UK manufacturer spearheads mental health awareness in the industry
Data from market research company GWI has revealed that of 1594 UK-based manufacturing and engineering professionals surveyed, 50.3% are uncomfortable talking about their mental health.
With Mental Health a significant topic within the industry, leading springs and stampings manufacturer MSP is looking to lead the manufacturing industry to become more aware, conscious, and proactive when it comes to the mental well-being of employees.
Neil Matthews, Managing Director at MSP, said: “In the manufacturing industry, mental health challenges can be commonplace, as people are working in high-pressure environments.”
“With many of the jobs requiring long periods of high concentration, focus, and precision, the demands of the work can affect the mental well-being of employees.”
In the UK, data shows that one in six adults experiences symptoms associated with poor mental health, with work-related stress accounting for 57% of all working days lost to ill health.
Neil continued: “For employers in all industries, mental health awareness is a really important topic and we have a responsibility to ensure that employees feel supported and reassured when it comes to their mental health.”
According to Deloitte, 61% of employees that were planning to leave their jobs in 2022 cited poor mental health as the reason for leaving, with poor mental health costing employers up to £56 billion each year.
In the manufacturing industry, there are a number of challenges within the work environment that could have an impact on mental health, as the noise level in the factories, the pace of work, and the pressure to perform and meet targets can all contribute to anxiety and stress.
When not managed carefully, high levels of stress and anxiety can disrupt other aspects of life, including sleeping patterns, leading to exhaustion, low mood, and feeling overwhelmed or isolated.

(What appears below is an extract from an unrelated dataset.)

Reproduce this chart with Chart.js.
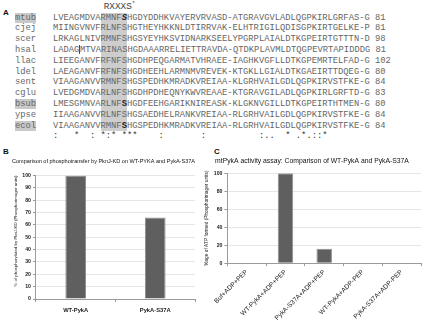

In some cases, this can result in burnout, depression, and absenteeism from work.
Neil said: “When you are experiencing symptoms of mental ill health, it can become challenging to come into work and remain productive. When this happens, it can create a downward cycle as you feel overwhelmed and behind with work, while continued time off can cause financial pressure and anxiety.”
Mental health can still be viewed as a stigmatised topic, especially in the workplace, and this can also make it challenging for employees to recognise mental ill health, feel able to discuss it, or feel comfortable reaching out for help.
Neil said: “To support the mental health and well-being of your employees, you need to create a supportive environment where workers feel able to approach and discuss any concerns they may have. Consider introducing the following as a way to open dialogue about mental health in your workplace.”
Prioritise mental health and well-being training
The nature of a manufacturing job can result in employees experiencing higher levels of anxiety, with GWI data finding that 25.5% of manufacturing professionals describe themselves as being prone to anxiety.
Employers could look to introduce training for the workforce on how to deal with stress and anxiety, manage their workloads, and organise around their deadlines. This could help employees that are currently struggling and introduce better working practices for the entire business, to help move towards a more productive and positive workforce.
Neil commented: “For managers, consider introducing mental health training so that they can learn how to recognise the signs and symptoms of mental ill health and understand the best way to approach and support employees.”
Schedule regular check-ins
As 18.7% of manufacturing professionals reported feeling overworked, scheduling regular check-ins between management and employees could help to identify when workloads are overwhelming or if an employee is struggling with their tasks.
Neil said: “By organising a dedicated and regular time slot to check in with an employee, you are naturally creating an environment where employees feel able to open up and discuss any concerns or problems they might be having. This may help managers to recognise if workloads are overwhelming, and provide solutions and support to help employees meet deadlines.”
“Even if they have no concerns, it can help to improve employees’ morale and well-being to have that dedicated time to discuss what’s on their mind and take a moment away from their workloads. It can also be a great time for managers to provide advice, explore new ways of working, and collaborate with their employees.”
Provide mental health resources
Finally, part of creating a healthy working environment is to make employees aware of relevant and useful resources which might help them individually. This could include free access to counselling sessions, support programmes, or downloadable guides, plans, and top tips.
By providing access to resources like this, employers are actively showing recognition and awareness of mental health in the workplace, and provide employees with vital access to support and guidance.
Neil concluded: “By recognising the mental health challenges in the manufacturing industry, we can all work together to do more for our workforce and create progressive change for the industry as a whole.”
“Introducing measures like these is a positive move towards a healthier and more productive work environment, helping employees feel more supported and valued.”